▶ [GIVEN REQUEST] Word for word, give the material below again, minus any images.

▶ [DATA]
────────
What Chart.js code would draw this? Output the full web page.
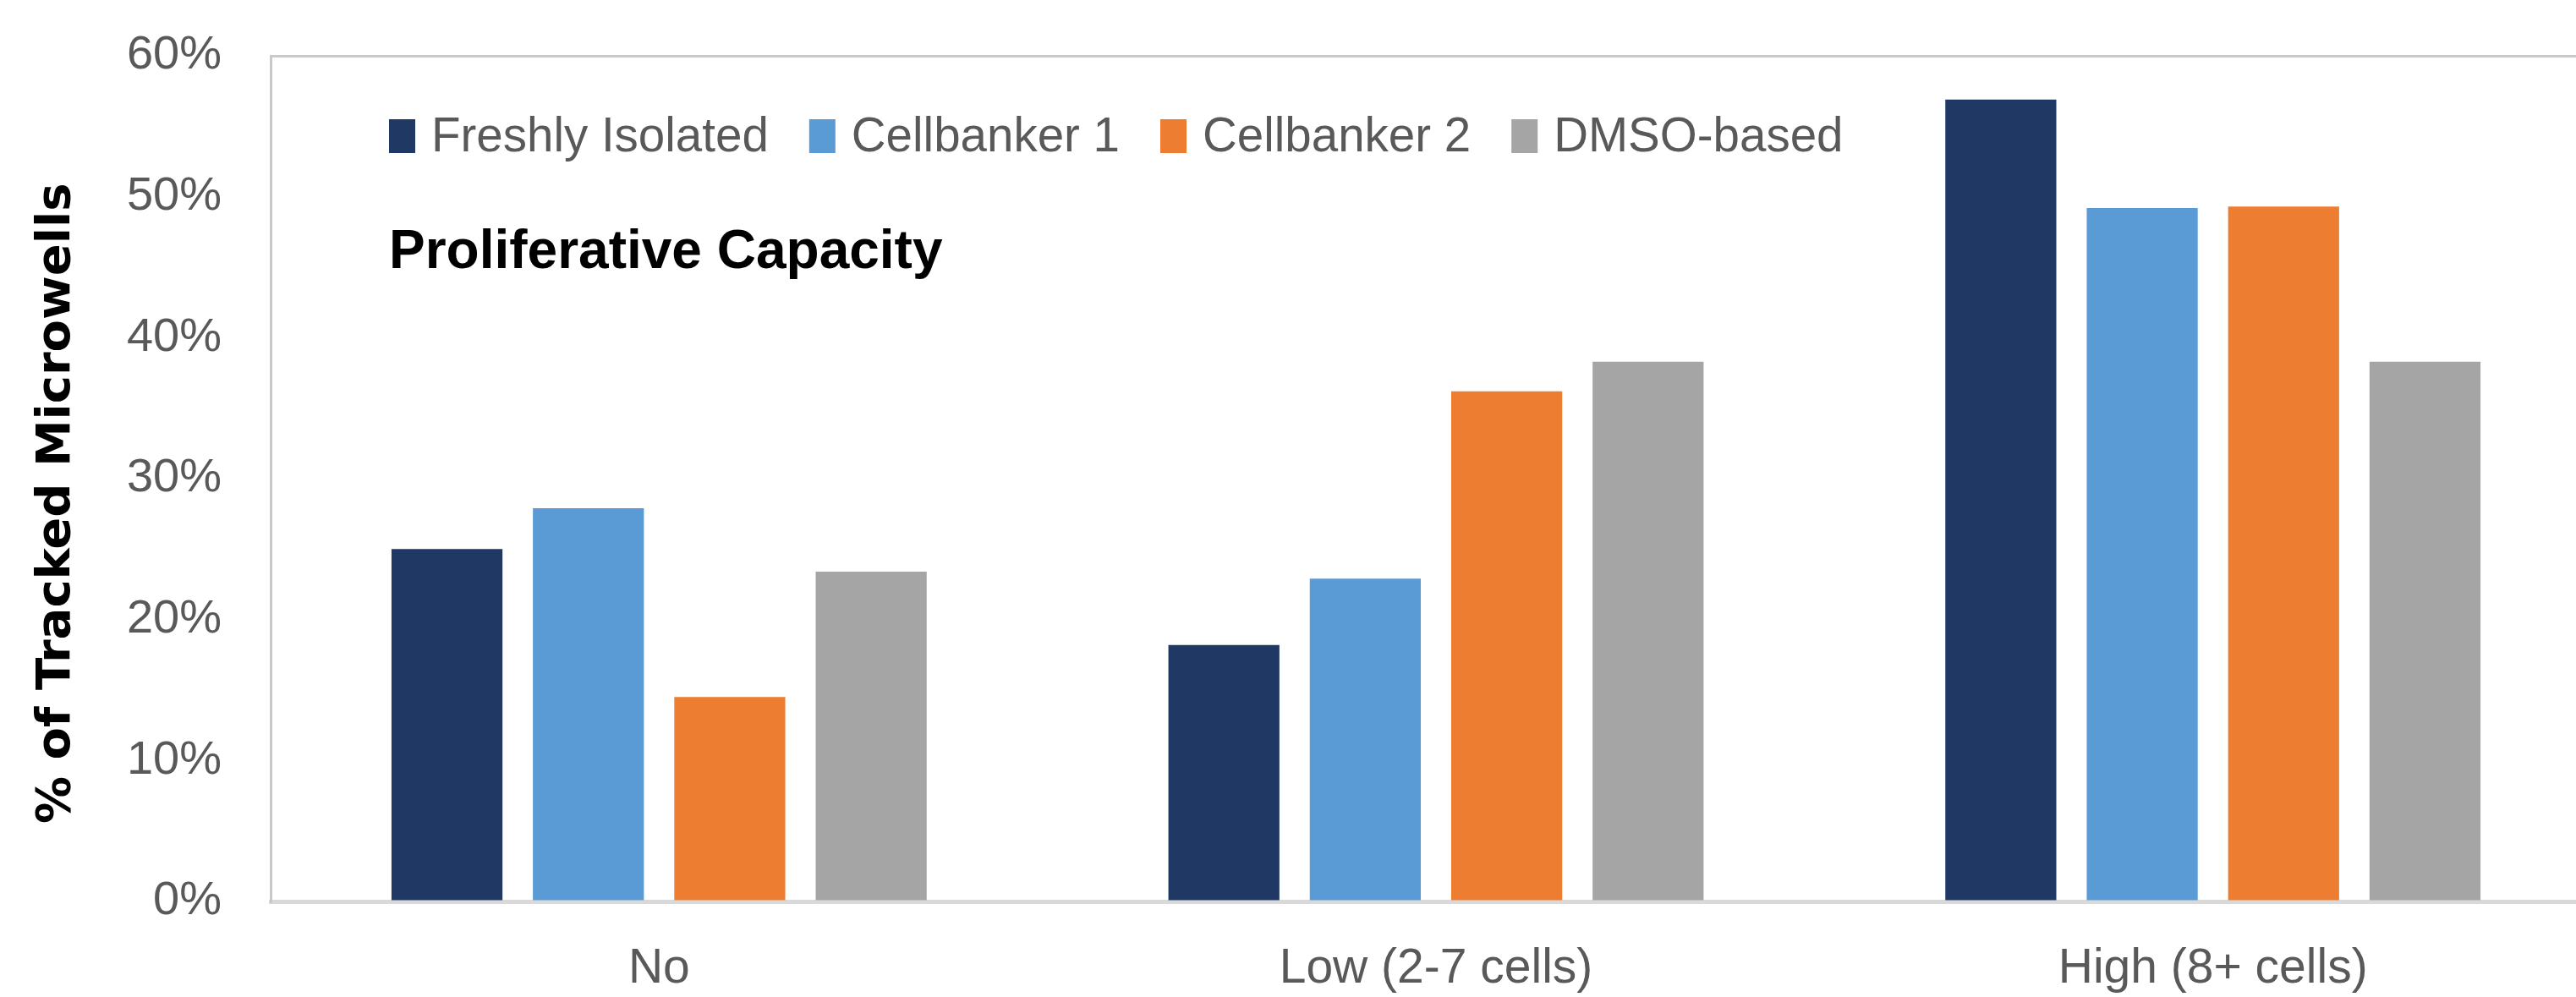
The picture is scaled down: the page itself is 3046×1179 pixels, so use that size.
<!DOCTYPE html>
<html>
<head>
<meta charset="utf-8">
<script src="https://cdn.jsdelivr.net/npm/chart.js@4/dist/chart.umd.min.js"></script>
<style>
  html, body { margin: 0; padding: 0; background: #fff; overflow: hidden; }
  canvas { display: block; }
</style>
</head>
<body>
<canvas id="chart" width="3100" height="1179"></canvas>
<script>
const categories = ['No', 'Low (2-7 cells)', 'High (8+ cells)'];
const seriesNames = ['Freshly Isolated', 'Cellbanker 1', 'Cellbanker 2', 'DMSO-based'];
const freshlyIsolated = [25.0, 18.2, 56.9];
const cellbanker1 = [27.9, 22.9, 49.2];
const cellbanker2 = [14.5, 36.2, 49.3];
const dmsoBased = [23.4, 38.3, 38.3];
const yTicks = [0, 10, 20, 30, 40, 50, 60];

const colors = ['#203864', '#5b9bd5', '#ed7d31', '#a5a5a5'];
const seriesValues = [freshlyIsolated, cellbanker1, cellbanker2, dmsoBased];
const sans = "'Liberation Sans', Arial, sans-serif";

// legend + panel title drawn inside the plot area, like the Excel original
const insideLegend = {
  id: 'insideLegend',
  afterDraw(chart) {
    const ctx = chart.ctx;
    ctx.save();
    ctx.font = '56.5px ' + sans;
    ctx.textBaseline = 'middle';
    let x = 460;
    const y = 161;
    chart.data.datasets.forEach(ds => {
      ctx.fillStyle = ds.backgroundColor;
      ctx.fillRect(x, y - 20, 31, 40);
      x += 50;
      ctx.fillStyle = '#595959';
      ctx.textAlign = 'left';
      ctx.fillText(ds.label, x, y + 2);
      x += ctx.measureText(ds.label).width + 48;
    });
    ctx.font = 'bold 64px ' + sans;
    ctx.fillStyle = '#000';
    ctx.fillText('Proliferative Capacity', 460, 299);
    ctx.restore();
  }
};

new Chart(document.getElementById('chart'), {
  type: 'bar',
  data: {
    labels: categories,
    datasets: seriesNames.map((name, i) => ({
      label: name,
      data: seriesValues[i],
      backgroundColor: colors[i],
      borderWidth: 0,
      categoryPercentage: 0.728,
      barPercentage: 0.785
    }))
  },
  options: {
    responsive: false,
    animation: false,
    layout: { padding: { top: 66, right: 24, left: 0, bottom: 0 } },
    plugins: {
      legend: { display: false },
      tooltip: { enabled: false }
    },
    scales: {
      x: {
        grid: { display: false, drawTicks: false },
        border: { color: '#d9d9d9', width: 5 },
        ticks: {
          color: '#595959',
          font: { family: sans, size: 57 },
          padding: 46
        },
        afterFit(scale) { scale.height = 113; }
      },
      y: {
        min: 0,
        max: 60,
        afterBuildTicks(scale) { scale.ticks = yTicks.map(v => ({ value: v })); },
        grid: {
          drawTicks: false,
          color: c => (c.tick && c.tick.value === 60 ? '#c9c9c9' : 'rgba(0,0,0,0)'),
          lineWidth: 3
        },
        border: { color: '#c9c9c9', width: 3 },
        ticks: {
          color: '#595959',
          font: { family: sans, size: 56 },
          padding: 58,
          callback: v => v + '%'
        },
        title: {
          display: true,
          // trailing spaces nudge the rotated title a bit lower, as in the original
          text: '% of Tracked Microwells   ',
          color: '#000',
          font: { family: "'DejaVu Sans', sans-serif", size: 56, weight: 'bold' },
          padding: { top: 34, bottom: 0 }
        },
        afterFit(scale) {
          scale.width = 320;
          scale.paddingTop = 0;
          scale.paddingBottom = 0;
        }
      }
    }
  },
  plugins: [insideLegend]
});
</script>
</body>
</html>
────────
▶ [RESPONSE BELOW]
What Chart.js code would draw this? Output the full web page.
The picture is scaled down: the page itself is 3046×1179 pixels, so use that size.
<!DOCTYPE html>
<html>
<head>
<meta charset="utf-8">
<script src="https://cdn.jsdelivr.net/npm/chart.js@4/dist/chart.umd.min.js"></script>
<style>
  html, body { margin: 0; padding: 0; background: #fff; overflow: hidden; }
  canvas { display: block; }
</style>
</head>
<body>
<canvas id="chart" width="3100" height="1179"></canvas>
<script>
const categories = ['No', 'Low (2-7 cells)', 'High (8+ cells)'];
const seriesNames = ['Freshly Isolated', 'Cellbanker 1', 'Cellbanker 2', 'DMSO-based'];
const freshlyIsolated = [25.0, 18.2, 56.9];
const cellbanker1 = [27.9, 22.9, 49.2];
const cellbanker2 = [14.5, 36.2, 49.3];
const dmsoBased = [23.4, 38.3, 38.3];
const yTicks = [0, 10, 20, 30, 40, 50, 60];

const colors = ['#203864', '#5b9bd5', '#ed7d31', '#a5a5a5'];
const seriesValues = [freshlyIsolated, cellbanker1, cellbanker2, dmsoBased];
const sans = "'Liberation Sans', Arial, sans-serif";

// legend + panel title drawn inside the plot area, like the Excel original
const insideLegend = {
  id: 'insideLegend',
  afterDraw(chart) {
    const ctx = chart.ctx;
    ctx.save();
    ctx.font = '56.5px ' + sans;
    ctx.textBaseline = 'middle';
    let x = 460;
    const y = 161;
    chart.data.datasets.forEach(ds => {
      ctx.fillStyle = ds.backgroundColor;
      ctx.fillRect(x, y - 20, 31, 40);
      x += 50;
      ctx.fillStyle = '#595959';
      ctx.textAlign = 'left';
      ctx.fillText(ds.label, x, y + 2);
      x += ctx.measureText(ds.label).width + 48;
    });
    ctx.font = 'bold 64px ' + sans;
    ctx.fillStyle = '#000';
    ctx.fillText('Proliferative Capacity', 460, 299);
    ctx.restore();
  }
};

new Chart(document.getElementById('chart'), {
  type: 'bar',
  data: {
    labels: categories,
    datasets: seriesNames.map((name, i) => ({
      label: name,
      data: seriesValues[i],
      backgroundColor: colors[i],
      borderWidth: 0,
      categoryPercentage: 0.728,
      barPercentage: 0.785
    }))
  },
  options: {
    responsive: false,
    animation: false,
    layout: { padding: { top: 66, right: 24, left: 0, bottom: 0 } },
    plugins: {
      legend: { display: false },
      tooltip: { enabled: false }
    },
    scales: {
      x: {
        grid: { display: false, drawTicks: false },
        border: { color: '#d9d9d9', width: 5 },
        ticks: {
          color: '#595959',
          font: { family: sans, size: 57 },
          padding: 46
        },
        afterFit(scale) { scale.height = 113; }
      },
      y: {
        min: 0,
        max: 60,
        afterBuildTicks(scale) { scale.ticks = yTicks.map(v => ({ value: v })); },
        grid: {
          drawTicks: false,
          color: c => (c.tick && c.tick.value === 60 ? '#c9c9c9' : 'rgba(0,0,0,0)'),
          lineWidth: 3
        },
        border: { color: '#c9c9c9', width: 3 },
        ticks: {
          color: '#595959',
          font: { family: sans, size: 56 },
          padding: 58,
          callback: v => v + '%'
        },
        title: {
          display: true,
          // trailing spaces nudge the rotated title a bit lower, as in the original
          text: '% of Tracked Microwells   ',
          color: '#000',
          font: { family: "'DejaVu Sans', sans-serif", size: 56, weight: 'bold' },
          padding: { top: 34, bottom: 0 }
        },
        afterFit(scale) {
          scale.width = 320;
          scale.paddingTop = 0;
          scale.paddingBottom = 0;
        }
      }
    }
  },
  plugins: [insideLegend]
});
</script>
</body>
</html>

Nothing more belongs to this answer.